WHAT THE TASK ASKS: Starting at the first line of the listing below, retype each line up to and including the one that contains "import pandas as pd". Leave pictures out.
↓
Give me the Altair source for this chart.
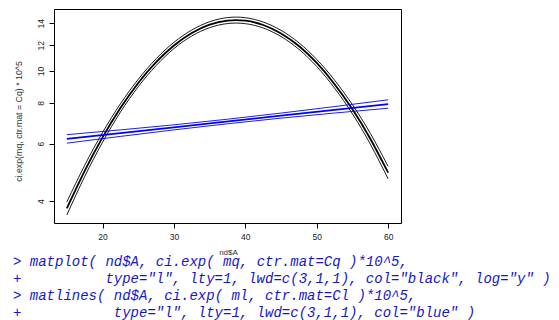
import altair as alt
import pandas as pd

# ---- data ----
ages = [15, 17.5, 20, 22.5, 25, 27.5, 30, 32.5, 35, 37.5, 40,
        42.5, 45, 47.5, 50, 52.5, 55, 57.5, 60]
mq_est = [3.80, 4.95, 6.27, 7.71, 9.20, 10.65, 11.98, 13.08, 13.87, 14.28, 14.27,
          13.84, 13.04, 11.93, 10.59, 9.12, 7.64, 6.21, 4.89]
mq_lo = [3.63, 4.76, 6.06, 7.49, 8.96, 10.40, 11.72, 12.81, 13.58, 13.98, 13.97,
         13.55, 12.76, 11.66, 10.33, 8.87, 7.40, 5.98, 4.68]
mq_hi = [3.98, 5.15, 6.49, 7.94, 9.44, 10.91, 12.25, 13.36, 14.16, 14.58, 14.57,
         14.13, 13.33, 12.21, 10.86, 9.38, 7.89, 6.45, 5.11]

ages_l = [15, 30, 45, 60]
ml_est = [6.20, 6.73, 7.31, 7.93]
ml_lo = [6.02, 6.61, 7.18, 7.70]
ml_hi = [6.39, 6.85, 7.44, 8.17]

x_ticks = [20, 30, 40, 50, 60]
y_ticks = [4, 6, 8, 10, 12, 14]

code_prompts = [">", "+", ">", "+"]
code_texts = [
    "matplot( nd$A, ci.exp( mq, ctr.mat=Cq )*10^5,",
    'type="l", lty=1, lwd=c(3,1,1), col="black", log="y" )',
    "matlines( nd$A, ci.exp( ml, ctr.mat=Cl )*10^5,",
    'type="l", lty=1, lwd=c(3,1,1), col="blue" )',
]
code_indent_chars = [2, 11, 2, 12]

# ---- build long table ----
rows = []
for name, kind, vals in [("mq_est", "est", mq_est), ("mq_lo", "ci", mq_lo), ("mq_hi", "ci", mq_hi)]:
    for a, v in zip(ages, vals):
        rows.append({"A": a, "val": v, "series": name, "model": "mq", "kind": kind})
for name, kind, vals in [("ml_est", "est", ml_est), ("ml_lo", "ci", ml_lo), ("ml_hi", "ci", ml_hi)]:
    for a, v in zip(ages_l, vals):
        rows.append({"A": a, "val": v, "series": name, "model": "ml", "kind": kind})
df = pd.DataFrame(rows)

W, H = 347, 214
LEFT, TOP = 54, 9

lines = alt.Chart(df).mark_line(interpolate="natural").encode(
    x=alt.X("A:Q", scale=alt.Scale(domain=[13.2, 61.8], nice=False, zero=False),
            axis=alt.Axis(values=x_ticks, title="nd$A", domain=False, grid=False,
                          tickColor="black", tickSize=5, labelPadding=4,
                          labelFont="Liberation Sans", labelFontSize=8.5, labelColor="#222",
                          titleFont="Liberation Sans", titleFontSize=8, titleFontWeight="normal",
                          titleColor="#333", titleX=174, titleY=29, titleBaseline="middle",
                          titleAlign="center", titleAnchor="start")),
    y=alt.Y("val:Q", scale=alt.Scale(type="log", domain=[3.43, 15.49], nice=False, zero=False),
            axis=alt.Axis(values=y_ticks, title="ci.exp(mq, ctr.mat = Cq) * 10^5",
                          domain=False, grid=False, tickColor="black", tickSize=5,
                          labelAngle=-90, labelAlign="center", labelBaseline="bottom",
                          labelPadding=4, labelFont="Liberation Sans", labelFontSize=8.5,
                          labelColor="#222", titleFont="Liberation Sans", titleFontSize=8.8,
                          titleFontWeight="normal", titleColor="#333", titleAngle=-90,
                          titleX=-36, titleY=112, titleAlign="center", titleBaseline="middle",
                          titleAnchor="start")),
    detail="series:N",
    color=alt.Color("model:N", scale=alt.Scale(domain=["mq", "ml"], range=["black", "#0000ff"]),
                    legend=None),
    strokeWidth=alt.StrokeWidth("kind:N", scale=alt.Scale(domain=["est", "ci"], range=[1.8, 0.9]),
                                legend=None),
)

layers = [lines]
char_w = 8.4
line_y = [262, 279, 296, 313]
for p, t, ind, yy in zip(code_prompts, code_texts, code_indent_chars, line_y):
    layers.append(
        alt.Chart(pd.DataFrame({"t": [p]})).mark_text(
            align="left", baseline="middle", font="Liberation Mono", fontStyle="italic",
            fontSize=14, color="#1515cc"
        ).encode(text="t:N", x=alt.value(13 - LEFT), y=alt.value(yy - TOP))
    )
    layers.append(
        alt.Chart(pd.DataFrame({"t": [t]})).mark_text(
            align="left", baseline="middle", font="Liberation Mono", fontStyle="italic",
            fontSize=14, color="#1515cc"
        ).encode(text="t:N", x=alt.value(13 + ind * char_w - LEFT), y=alt.value(yy - TOP))
    )

chart = alt.layer(*layers).properties(
    width=W, height=H,
    background="white",
    autosize=alt.AutoSizeParams(type="none"),
    padding={"left": LEFT, "top": TOP, "right": 559 - LEFT - W, "bottom": 320 - TOP - H},
).configure_view(stroke="black", strokeWidth=1)

chart.save("out.html", embed_options={"renderer": "svg", "actions": False})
↑
RESPONSE TO THIS EXERCISE:
Give me the Altair source for this chart.
import altair as alt
import pandas as pd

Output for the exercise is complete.